Mais, précisément : si c'est une messe, c'est dans les faubourgs de la Nouvelle-Orléans, du South Side ou de Harlem qu'elle prend sa source. Si c'est une messe, c'est une messe black, festive, enjouée. Le mouvement l'emporte sur le recueillement, la profusion de la fête submerge l'ordonnancement du rite. Ici, la tiédeur n'est pas de mise.

Ecoutez Allen Toussaint prendre, avec ses contretemps et ses fausses pistes, David Pilch, son contrebassiste, à contrepied ; ou bien les minauderies amusées entre la trompette de Scott et la clarinette de Don Byron. Regardez les gueules cassées de la bande de Coleman, avec leur look sorti de nulle part - costumes trop larges et cravates flashy -, vous sortir un boeuf de derrière les fagots.

Ecoutez les guitaristes, Ribot au Vanguard ou Bernstein au Smoke, rajouter à tout ça un air de complainte. Voyez comment les crosssticks de Coleman Junior ou les sons de tôle de Jay Bellerose ryhtment la fête ou comment, à l'inverse, Pilch ou Drummond font cracher à leur contrebasse des accords rebondissants dans l'intervalle qui sépare le son du silence.

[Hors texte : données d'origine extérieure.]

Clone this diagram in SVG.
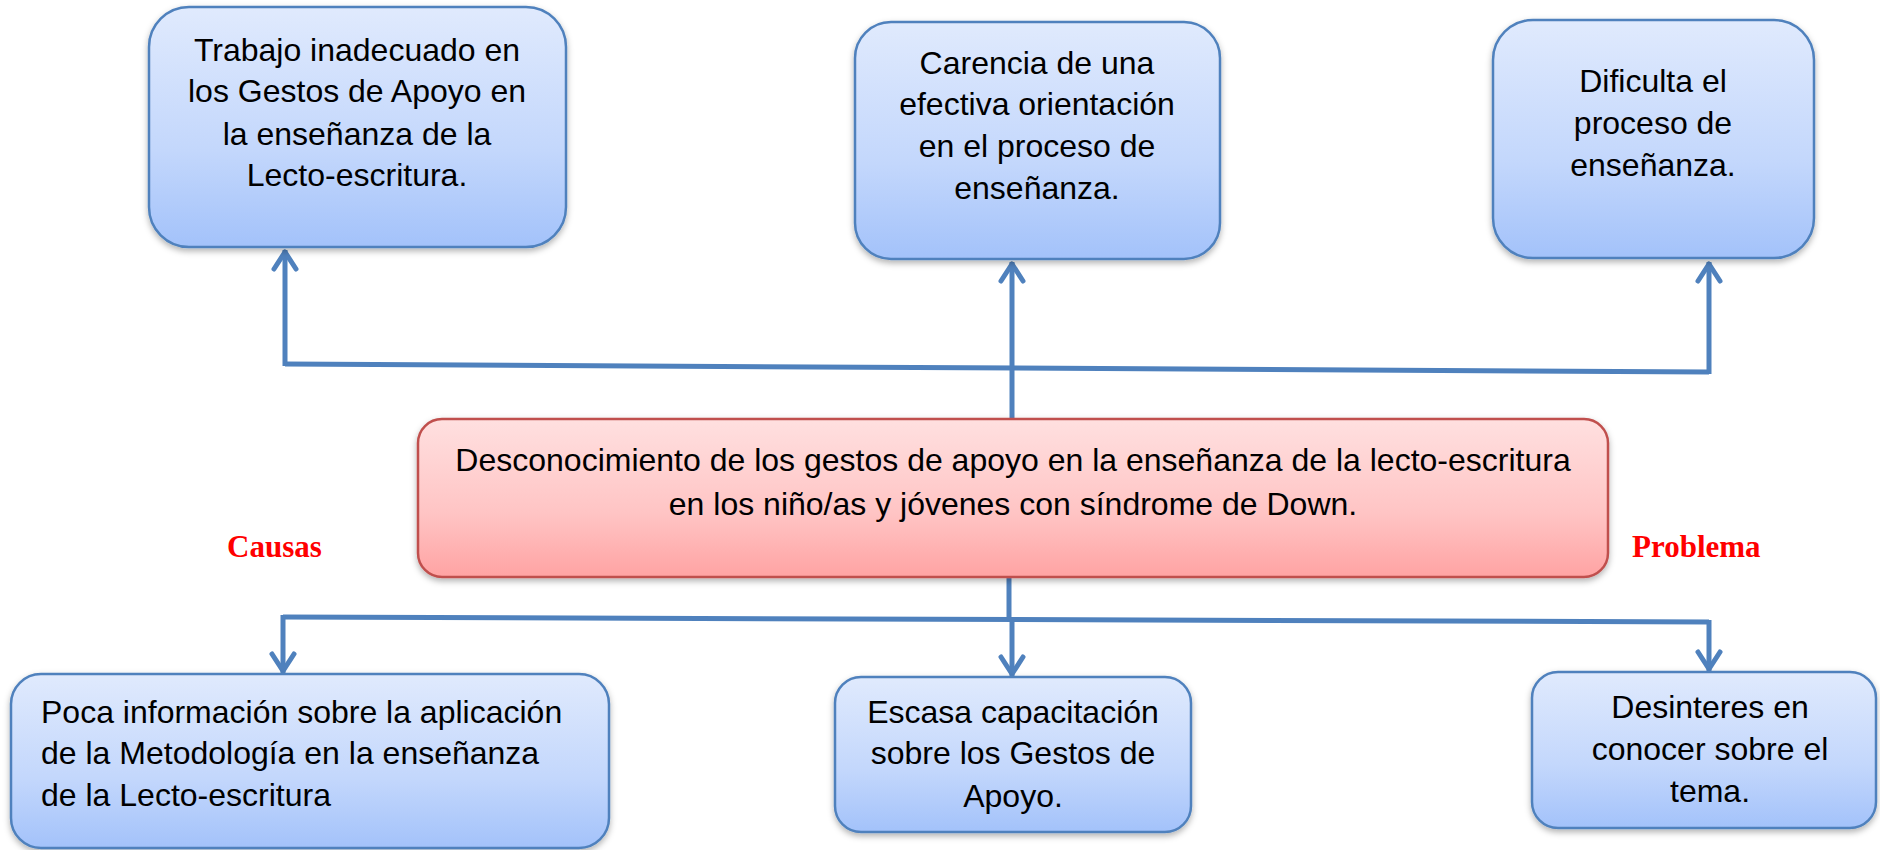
<svg xmlns="http://www.w3.org/2000/svg" width="1880" height="850" viewBox="0 0 1880 850">
<style>
.box{fill:url(#gBlue);stroke:#4F81BD;stroke-width:2.5;filter:url(#sh)}
.pbox{fill:url(#gPink);stroke:#C0504D;stroke-width:2.5;filter:url(#sh)}
.t{font-family:"Liberation Sans",Arial,sans-serif;font-size:32px;fill:#000}
.c{text-anchor:middle}
.lbl{font-family:"Liberation Serif","Times New Roman",serif;font-size:31px;font-weight:bold;fill:#FF0000}
.con{fill:none;stroke:#4F81BD;stroke-width:5;stroke-linecap:butt}
.arr{marker-end:url(#ah)}
</style>
<defs>
<linearGradient id="gBlue" x1="0" y1="0" x2="0" y2="1">
<stop offset="0" stop-color="#E0EAFD"/>
<stop offset="0.6" stop-color="#C3D7FC"/>
<stop offset="1" stop-color="#A3C2FA"/>
</linearGradient>
<linearGradient id="gPink" x1="0" y1="0" x2="0" y2="1">
<stop offset="0" stop-color="#FFE0E0"/>
<stop offset="0.6" stop-color="#FFC4C4"/>
<stop offset="1" stop-color="#FFA3A3"/>
</linearGradient>
<filter id="sh" x="-5%" y="-5%" width="110%" height="120%">
<feDropShadow dx="0" dy="3" stdDeviation="3" flood-color="#000" flood-opacity="0.3"/>
</filter>
<marker id="ah" markerUnits="userSpaceOnUse" markerWidth="30" markerHeight="30" viewBox="-25 -15 30 30" refX="0" refY="0" orient="auto">
<path d="M-19,-11 L-2,0 L-19,11" fill="none" stroke="#4F81BD" stroke-width="5" stroke-linecap="round" stroke-linejoin="round"/>
</marker>
</defs>
<rect width="1880" height="850" fill="#FFFFFF"/>

<g id="connectors">
<polyline class="con" points="285,364 1709,372"/>
<line class="con arr" x1="285" y1="366" x2="285" y2="250"/>
<line class="con arr" x1="1012" y1="419" x2="1012" y2="262"/>
<line class="con arr" x1="1709" y1="374" x2="1709" y2="262"/>
<line class="con" x1="1009" y1="577" x2="1009" y2="619"/>
<polyline class="con" points="283,617 1709,622"/>
<line class="con arr" x1="283" y1="615" x2="283" y2="673"/>
<line class="con arr" x1="1012" y1="619" x2="1012" y2="676"/>
<line class="con arr" x1="1709" y1="620" x2="1709" y2="671"/>
</g>

<g id="n_trabajo">
<rect class="box" x="149" y="7" width="417" height="240" rx="40"/>
<text class="t c" x="357" y="61">Trabajo inadecuado en</text>
<text class="t c" x="357" y="102">los Gestos de Apoyo en</text>
<text class="t c" x="357" y="145">la enseñanza de la</text>
<text class="t c" x="357" y="186">Lecto-escritura.</text>
</g>

<g id="n_carencia">
<rect class="box" x="855" y="22" width="365" height="237" rx="36"/>
<text class="t c" x="1037" y="74">Carencia de una</text>
<text class="t c" x="1037" y="115">efectiva orientación</text>
<text class="t c" x="1037" y="157">en el proceso de</text>
<text class="t c" x="1037" y="199">enseñanza.</text>
</g>

<g id="n_dificulta">
<rect class="box" x="1493" y="20" width="321" height="238" rx="40"/>
<text class="t c" x="1653" y="92">Dificulta el</text>
<text class="t c" x="1653" y="134">proceso de</text>
<text class="t c" x="1653" y="176">enseñanza.</text>
</g>

<g id="n_problema">
<rect class="pbox" x="418" y="419" width="1190" height="158" rx="24"/>
<text class="t c" x="1013" y="471">Desconocimiento de los gestos de apoyo en la enseñanza de la lecto-escritura</text>
<text class="t c" x="1013" y="515">en los niño/as y jóvenes con síndrome de Down.</text>
</g>

<g id="lbl_causas">
<text class="lbl" x="227" y="557">Causas</text>
</g>
<g id="lbl_problema">
<text class="lbl" x="1632" y="557">Problema</text>
</g>

<g id="n_poca">
<rect class="box" x="11" y="674" width="598" height="174" rx="30"/>
<text class="t" x="41" y="723">Poca información sobre la aplicación</text>
<text class="t" x="41" y="764">de la Metodología en la enseñanza</text>
<text class="t" x="41" y="806">de la Lecto-escritura</text>
</g>

<g id="n_escasa">
<rect class="box" x="835" y="677" width="356" height="155" rx="26"/>
<text class="t c" x="1013" y="723">Escasa capacitación</text>
<text class="t c" x="1013" y="764">sobre los Gestos de</text>
<text class="t c" x="1013" y="807">Apoyo.</text>
</g>

<g id="n_desinteres">
<rect class="box" x="1532" y="672" width="344" height="156" rx="26"/>
<text class="t c" x="1710" y="718">Desinteres en</text>
<text class="t c" x="1710" y="760">conocer sobre el</text>
<text class="t c" x="1710" y="802">tema.</text>
</g>
</svg>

Le jazz, c'est la vie. S'il en prend parfois la tonalité dramatique, c'est pour mieux revenir à ce qui, au-delà de ce qui passe, au-delà de vous et de moi, perdure dans le parti pris d'un jeu, c'est-à-dire à la fois d'un écart, d'une représentation et d'une mélodie. Adieu salles compassées, convocations grandiloquentes, bigoteries ésotériques : au Vanguard ou au Smoke, la vie ne se prend pas au sérieux et, si elle a un sens, c'est d'abord celui de l'humour.